Katri didn’t answer. She walked over to the wall where the tools hung, gleaming, each in its own rack, in perfect order. Tentatively, she touched one tool after the other. Just like her brother, Liljeberg thought. They take things in their hands the same way. I can’t give her away. With this kind of dubious order in the works, they’ll be all over her again, the little witch. And if she can’t pay for it, I’m sure I can sell it to someone else. He said, quite brusquely, “Let’s go. I’ll see what I can do.”

* * *

 

Later that evening, Liljeberg came to the rabbit house and asked for Mats. He’d heard something about plans for a boat, and he wanted to have a look at them. They went through the drawings together. “That’s very good, right in here,” he said. “But there’s room for improvement. Bring these with you in the morning. But don’t tell anyone.”

At home, he said they’d received an order for a
carvel-built
, nine-and-a-half metre, and the purchaser wanted to remain anonymous.

“And when did you hear about this?”

“A while ago,” Liljeberg said, and the lie came easily, like a gift to someone you value.

Chapter Twenty-Two
 
 

A
NNA HAD GROWN QUIET AND SULLEN
. A nasty
suspicion
had taken hold of her, namely, that she, a kind and friendly person, had been thoroughly cheated. For the first time in her life, Anna became distrustful, and the feeling did not agree with her or with those around her. She went around brooding about all of them – neighbours, publishers, innocent little children, everyone. Absolutely everyone had cheated her.

She dug back in time and stopped only when she got to Papa and Mama. And, of course, Sylvia. Everything outside the rabbit house became an uncertain world of pettiness and secret ridicule. No one respects gullible people, Katri had said. And now Katri sat there again with her papers and her patient, insistent voice urging Anna to listen, to stop working against her own interests by simply saying no before she even knew what it was all about, because this time there was a large sum of money involved, and think what you could do with so much money if only you could see how much more it might become if the party of the second part could be made to deal honourably, and so forth, and so on.

“Katri,” Anna said, “now listen to what I’m going to tell you. It’s this: that I would much rather be cheated than to go around distrusting everyone.”

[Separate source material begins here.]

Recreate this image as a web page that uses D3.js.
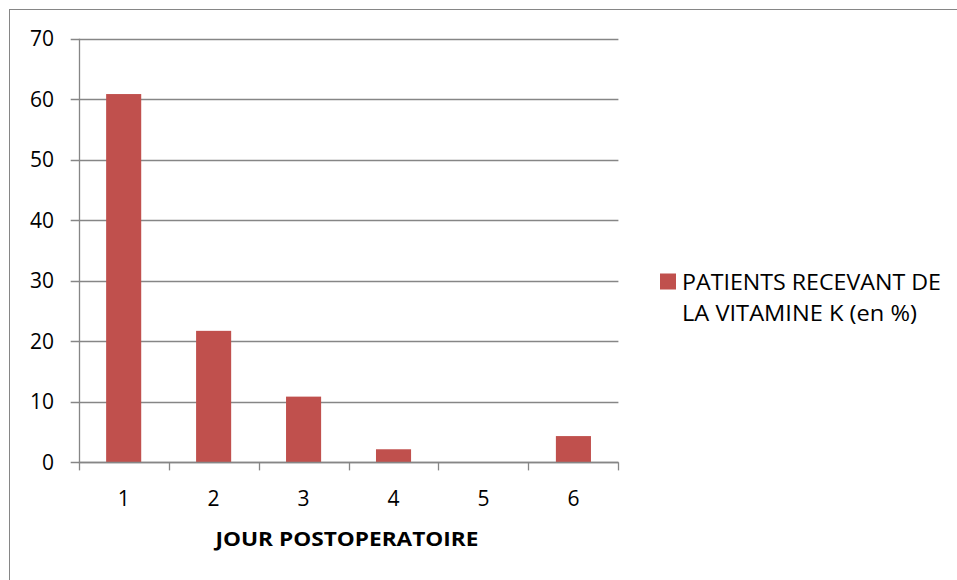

Then Katri made a mistake. “But it’s too late for that, isn’t it?” she said. “You can’t make that choice, because you already don’t trust them any more. Isn’t that right?”

Anna stood up from the table and left the room. In the hall, she opened wide the door to the yard and then walked right over to Katri’s dog and whispered, “Get out of here!” Her hands could feel the big animal’s powerful muscles under his rough coat, but Anna was not afraid. She gave the dog a substantial shove and got him out in the snow. She grabbed a stick from the woodpile and threw it as far as she could, shouting, “Fetch! Retrieve!” The dog just looked at her without moving. Anna threw another stick. “Fetch! Play! Do as I tell you!” She was sobbing with rage. It was very cold. When she went back inside, she left the door wide open.

* * *

 

Anna persisted. Every time she knew the house was empty, she chased the dog outdoors. Stubbornly, teeth clenched, she threw sticks into the woods, time after time, day after day. Finally the dog retrieved one, very slowly, then drew aside with his ears laid back and stood motionless in the snow and stared at her.

“What are you doing?” asked Mats, who had come up the hill and stopped at the corner of the house.

“Teddy’s playing,” Anna said, startled. “All dogs like to retrieve…”

“Not this one,” Mats said. “He’s not allowed to take orders from anyone but Katri. Come inside.” Mats had never before spoken to Anna sternly. He held the door open and she walked quickly past him into the hall.

New books had arrived. “Take whatever you like,” Anna said. “But I don’t want to read this evening.”

Mats picked up the books one after another and put them down again. Finally he said anxiously that trained dogs were different, you couldn’t upset them and confuse them. You had to be careful with them. Katri had never made the dog retrieve.